Today my daughter Heledd starts work. Not that she hasn't worked before, mind you. Five years in University have been spend sweating over many essays and presentations and she has given it her all in every account. Starting out in a full-time paid professional job is still a big step for her and she's a bit concerned, but that's natural and I know she'll do just fine.
After tough teenage years and dropping out after the first year of a Psychology degree -- she liked the subject and passed the exams, but hated the stats -- she took a gap year in which she found she could make thousand-pound sales and ended up as assistant manager of a furniture warehouse. Back in University, she did a B.A. in the History of Art and Architecture in nearby Reading. Despite a strong upper-second degree and voluntary work in places like National Trust, the V&A Museum and Christies, she still couldn't get a job so we agreed to fund another year, in which she lived at home and did a M.Sc. in International Management. Going from art history to Economics and Marketing was a big jump, but, as ever, she worked like a Trojan at it an eventually found that she really loved the subject.

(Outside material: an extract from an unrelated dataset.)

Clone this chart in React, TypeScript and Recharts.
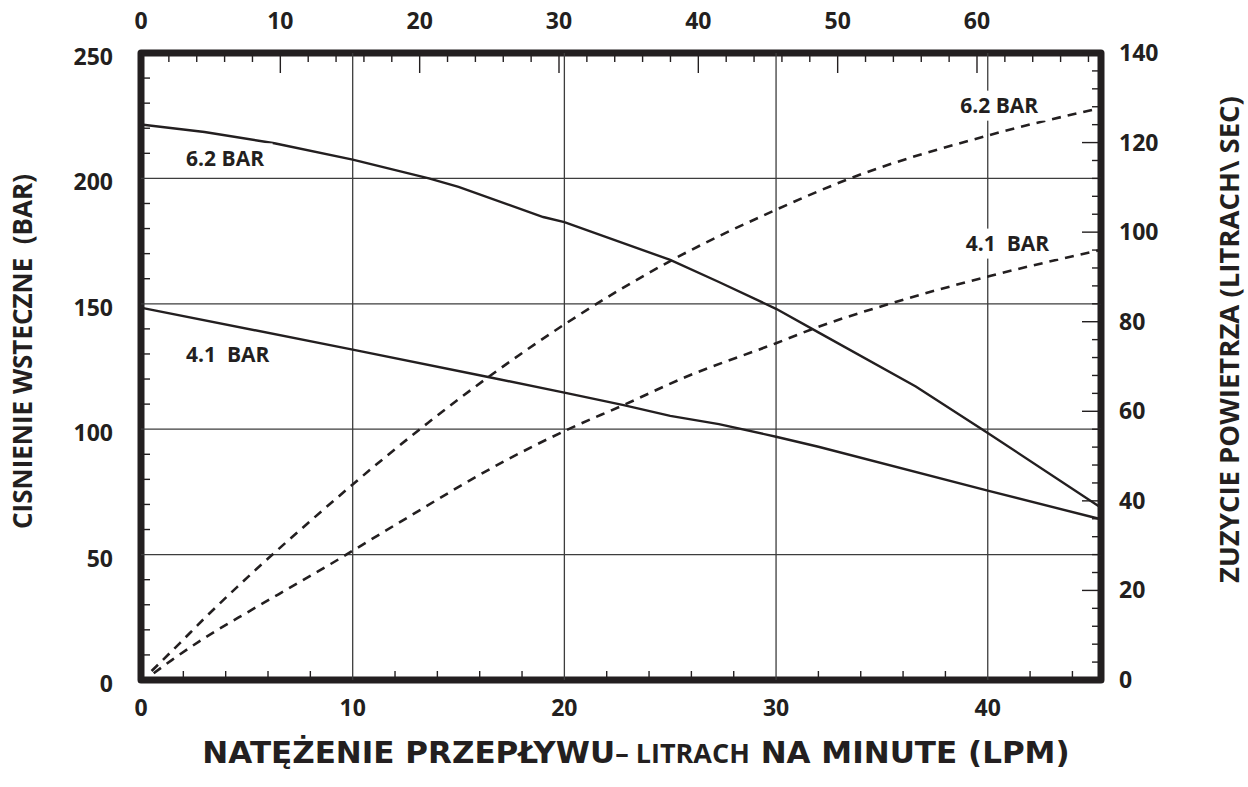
import React from 'react';
import {
  ComposedChart,
  Line,
  XAxis,
  YAxis,
  ReferenceLine,
  ReferenceArea,
  ReferenceDot,
} from 'recharts';

const INK = '#231f20';
const GRID = '#3d3d3d';
const TICK_FONT = "'Open Sans', sans-serif";
const TITLE_FONT = "'DejaVu Sans', sans-serif";

// axis ranges
const FLOW_MAX = 45.35; // bottom axis, LPM
const TOP_MAX = 68.9; // top axis
const BACK_MAX = 250; // left axis, bar
const AIR_MAX = 140; // right axis, l/s

const steps = (max: number, step: number) => {
  const out: number[] = [];
  for (let v = 0; v <= max + 1e-9; v += step) out.push(Math.round(v * 100) / 100);
  return out;
};

const flowTicks = steps(44, 2);
const flowLabels = [0, 10, 20, 30, 40];
const topTicks = steps(68, 2);
const topLabels = [0, 10, 20, 30, 40, 50, 60];
const backTicks = steps(250, 10);
const backLabels = [0, 50, 100, 150, 200, 250];
const airTicks = steps(140, 4);
const airLabels = [0, 20, 40, 60, 80, 100, 120, 140];

// grid lines
const gridFlow = [10, 20, 30, 40];
const gridBack = [50, 100, 150, 200];

// back pressure, 6.2 bar inlet (solid, left axis)
const flowP62 = [0, 3, 6.3, 10, 13.6, 15, 19, 20, 25, 27.3, 30, 32, 36.6, 40, 45.3];
const backP62 = [221.5, 218.5, 214, 207.5, 200, 196.6, 184.6, 182.6, 167.5, 158.7, 148, 138.6, 117, 98.5, 69];

// back pressure, 4.1 bar inlet (solid, left axis)
const flowP41 = [0.1, 10, 16.4, 20, 22.8, 25, 27.3, 30, 32, 40, 45.3];
const backP41 = [148.3, 131.7, 120.8, 114.6, 109.6, 105.3, 102, 97, 93, 75.5, 64.2];

// air consumption, 6.2 bar (dashed, right axis)
const flowA62 = [0.5, 1.85, 2.94, 4.55, 5.3, 8, 11.5, 13.55, 16.4, 20.1, 25.1, 30, 33.5, 40.1, 45.3];
const airA62 = [2, 8.3, 13.5, 20.8, 24.1, 35.5, 49.6, 57.4, 67.6, 79.7, 93.8, 105, 112, 121.7, 127.7];

// air consumption, 4.1 bar (dashed, right axis)
const flowA41 = [0.6, 1.47, 2.94, 5.17, 7.4, 8.96, 12, 17.3, 20.1, 22.8, 25.7, 30, 31.85, 35.5, 40.1, 45.3];
const airA41 = [1.5, 4.5, 9.2, 15.5, 21.6, 25.9, 34.6, 49.2, 55.8, 61.4, 67.6, 75.2, 78.6, 84.2, 90.2, 96];

// top axis span (no series of its own)
const topSpan = [{ t: 0 }, { t: TOP_MAX }];

// curve labels (flow, back pressure scale)
const noteText = ['6.2 BAR', '4.1  BAR', '6.2 BAR', '4.1  BAR'];
const noteFlow = [2.13, 2.13, 38.7, 38.96];
const noteBack = [208, 129.6, 229, 174];

const zip = (xs: number[], ys: number[]) => xs.map((x, i) => ({ x, y: ys[i] }));

const tickText = {
  fontFamily: TICK_FONT,
  fontWeight: 700,
  fontSize: 23,
  fill: INK,
};

// baseline offset that puts digit centres on the given y
const MID = 8;

const BottomTick = ({ x, y, payload }: any) => {
  const v = payload.value;
  if (flowLabels.includes(v)) {
    return (
      <text x={x} y={y + 28 + MID} textAnchor="middle" style={tickText}>
        {v}
      </text>
    );
  }
  return <line x1={x} x2={x} y1={y} y2={y - 9} stroke={INK} strokeWidth={1.4} />;
};

const TopTick = ({ x, y, payload }: any) => {
  const v = payload.value;
  const major = topLabels.includes(v);
  return (
    <g>
      <line x1={x} x2={x} y1={y} y2={y + (major ? 20 : 9)} stroke={INK} strokeWidth={1.4} />
      {major && (
        <text x={x} y={y - 32 + MID} textAnchor="middle" style={tickText}>
          {v}
        </text>
      )}
    </g>
  );
};

const LeftTick = ({ x, y, payload }: any) => {
  const v = payload.value;
  if (backLabels.includes(v)) {
    return (
      <text x={x - 28} y={y + 4 + MID} textAnchor="end" style={tickText}>
        {v}
      </text>
    );
  }
  return <line x1={x} x2={x + 9} y1={y} y2={y} stroke={INK} strokeWidth={1.4} />;
};

const RightTick = ({ x, y, payload }: any) => {
  const v = payload.value;
  const major = airLabels.includes(v);
  return (
    <g>
      <line x1={x} x2={x - (major ? 19 : 9)} y1={y} y2={y} stroke={INK} strokeWidth={1.4} />
      {major && (
        <text x={x + 18} y={y + MID} textAnchor="start" style={tickText}>
          {v}
        </text>
      )}
    </g>
  );
};

// vertical title, reads bottom to top
const VTitle = ({ cx, cy, size, children }: any) => (
  <text
    x={cx}
    y={cy}
    transform={`rotate(180 ${cx} ${cy})`}
    textAnchor="middle"
    style={{ ...tickText, fontSize: size, writingMode: 'vertical-rl', whiteSpace: 'pre' }}
  >
    {children}
  </text>
);

const LeftTitle = ({ viewBox }: any) => (
  <VTitle cx={viewBox.x + 22} cy={viewBox.y + viewBox.height / 2 - 15} size={26}>
    CISNIENIE WSTECZNE  (BAR)
  </VTitle>
);

const RightTitle = ({ viewBox }: any) => (
  <VTitle cx={viewBox.x + 127} cy={viewBox.y + viewBox.height / 2 - 27} size={27.5}>
    ZUZYCIE POWIETRZA (LITRACH\ SEC)
  </VTitle>
);

const BottomTitle = ({ viewBox }: any) => {
  const cx = viewBox.x + viewBox.width / 2 + 15;
  const base = viewBox.y + 83;
  const big = { fontFamily: TITLE_FONT, fontWeight: 700, fontSize: 31, fill: INK };
  const small = { fontFamily: TICK_FONT, fontWeight: 700, fontSize: 27, fill: INK };
  return (
    <text x={cx} y={base} textAnchor="middle" style={{ whiteSpace: 'pre' }}>
      <tspan style={big}>NATĘŻENIE PRZEPŁYWU</tspan>
      <tspan style={small}>– LITRACH</tspan>
      <tspan style={big}> NA MINUTE (LPM)</tspan>
    </text>
  );
};

const Note = (text: string) => ({ viewBox }: any) => {
  const x = viewBox.x + viewBox.width / 2;
  const y = viewBox.y + viewBox.height / 2;
  const w = text.length * 11.5;
  return (
    <g>
      <rect x={x - 6} y={y - 15} width={w + 12} height={30} fill="#ffffff" />
      <text x={x} y={y + 7.5} style={{ ...tickText, fontSize: 21, whiteSpace: 'pre' }}>
        {text}
      </text>
    </g>
  );
};

export default function App() {
  return (
    <div style={{ position: 'absolute', left: 0, top: 0, width: 1248, height: 787 }}>
      <ComposedChart width={1248} height={787} margin={{ top: 0, right: 0, bottom: 0, left: 0 }}>
        <XAxis
          xAxisId="bottom"
          dataKey="x"
          type="number"
          domain={[0, FLOW_MAX]}
          allowDataOverflow
          ticks={flowTicks}
          interval={0}
          tick={BottomTick}
          tickSize={0}
          tickMargin={0}
          tickLine={false}
          axisLine={false}
          height={107}
          label={BottomTitle}
        />
        <XAxis
          xAxisId="top"
          dataKey="t"
          orientation="top"
          type="number"
          domain={[0, TOP_MAX]}
          allowDataOverflow
          ticks={topTicks}
          interval={0}
          tick={TopTick}
          tickSize={0}
          tickMargin={0}
          tickLine={false}
          axisLine={false}
          height={53}
        />
        <YAxis
          yAxisId="left"
          type="number"
          domain={[0, BACK_MAX]}
          allowDataOverflow
          ticks={backTicks}
          interval={0}
          tick={LeftTick}
          tickSize={0}
          tickMargin={0}
          tickLine={false}
          axisLine={false}
          width={141}
          label={LeftTitle}
        />
        <YAxis
          yAxisId="right"
          orientation="right"
          type="number"
          domain={[0, AIR_MAX]}
          allowDataOverflow
          ticks={airTicks}
          interval={0}
          tick={RightTick}
          tickSize={0}
          tickMargin={0}
          tickLine={false}
          axisLine={false}
          width={147}
          label={RightTitle}
        />

        {gridFlow.map((v) => (
          <ReferenceLine key={`gx${v}`} x={v} xAxisId="bottom" yAxisId="left" stroke={GRID} strokeWidth={1.3} />
        ))}
        {gridBack.map((v) => (
          <ReferenceLine key={`gy${v}`} y={v} xAxisId="bottom" yAxisId="left" stroke={GRID} strokeWidth={1.3} />
        ))}

        {noteText.map((t, i) => (
          <ReferenceDot
            key={`n${i}`}
            x={noteFlow[i]}
            y={noteBack[i]}
            r={0}
            xAxisId="bottom"
            yAxisId="left"
            fill="none"
            stroke="none"
            label={Note(t)}
          />
        ))}

        {/* keeps the top axis alive; draws nothing */}
        <Line
          data={topSpan}
          dataKey="none"
          xAxisId="top"
          yAxisId="left"
          stroke="none"
          dot={false}
          activeDot={false}
          legendType="none"
          isAnimationActive={false}
        />

        <Line
          data={zip(flowP62, backP62)}
          dataKey="y"
          xAxisId="bottom"
          yAxisId="left"
          type="linear"
          stroke={INK}
          strokeWidth={2.4}
          dot={false}
          activeDot={false}
          isAnimationActive={false}
        />
        <Line
          data={zip(flowP41, backP41)}
          dataKey="y"
          xAxisId="bottom"
          yAxisId="left"
          type="linear"
          stroke={INK}
          strokeWidth={2.4}
          dot={false}
          activeDot={false}
          isAnimationActive={false}
        />
        <Line
          data={zip(flowA62, airA62)}
          dataKey="y"
          xAxisId="bottom"
          yAxisId="right"
          type="monotone"
          stroke={INK}
          strokeWidth={2.6}
          strokeDasharray="9 7"
          dot={false}
          activeDot={false}
          isAnimationActive={false}
        />
        <Line
          data={zip(flowA41, airA41)}
          dataKey="y"
          xAxisId="bottom"
          yAxisId="right"
          type="monotone"
          stroke={INK}
          strokeWidth={2.6}
          strokeDasharray="9 7"
          dot={false}
          activeDot={false}
          isAnimationActive={false}
        />

        <ReferenceArea
          x1={0}
          x2={FLOW_MAX}
          y1={0}
          y2={BACK_MAX}
          xAxisId="bottom"
          yAxisId="left"
          fill="none"
          fillOpacity={0}
          stroke={INK}
          strokeWidth={7}
          strokeLinejoin="round"
        />
      </ComposedChart>
    </div>
  );
}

And by March, she had a job lined up at a head-hunter's for September. Not that it was a walkover getting the position -- it took five interviews where, as you might expect, the head-hunter people knew how to probe and test in the third degree. They concluded that she was a potential star, which of course I could have told them.
She is intelligent but would be the first to admit she is no Einstein (unlike her genius of a boyfriend). She does have some very rare talents, however. First, she learns like nobody I know. She listens profoundly, questions deeply and absorbs, integrates and uses much that goes on around her. She exhausted her lecturers this last year but got very largely distinctions as a result.
A second talent is that she has real insight, putting two and two together when it is not obvious and seeing all kinds of potential. An example of this was in her dissertation on culture at HP, where she noted that Lew Platt, the genial CEO in the 90s perhaps got his very human approach from when he joined HP in the 60s around the time when nice-guy engineer Bill Hewlett took the helm (as tough-guy Dave Packard became President). These ripples in history led her to some wonderful conclusions and fascinating models that included elements from Taoism to Psychoanalysis.
She has also come a long way from those frail and truculent earlier years and is now a confident and likable adult who can hold her own in any company. She's a great listener, which is perhaps the most important social skill and thoughtful and engaging in conversation -- another talent that will serve her well.
And today she starts out, suited and booted to earn a real crust of her own. Not before time, perhaps, but I am immensely proud of her achievements so far and know she will continue to soar.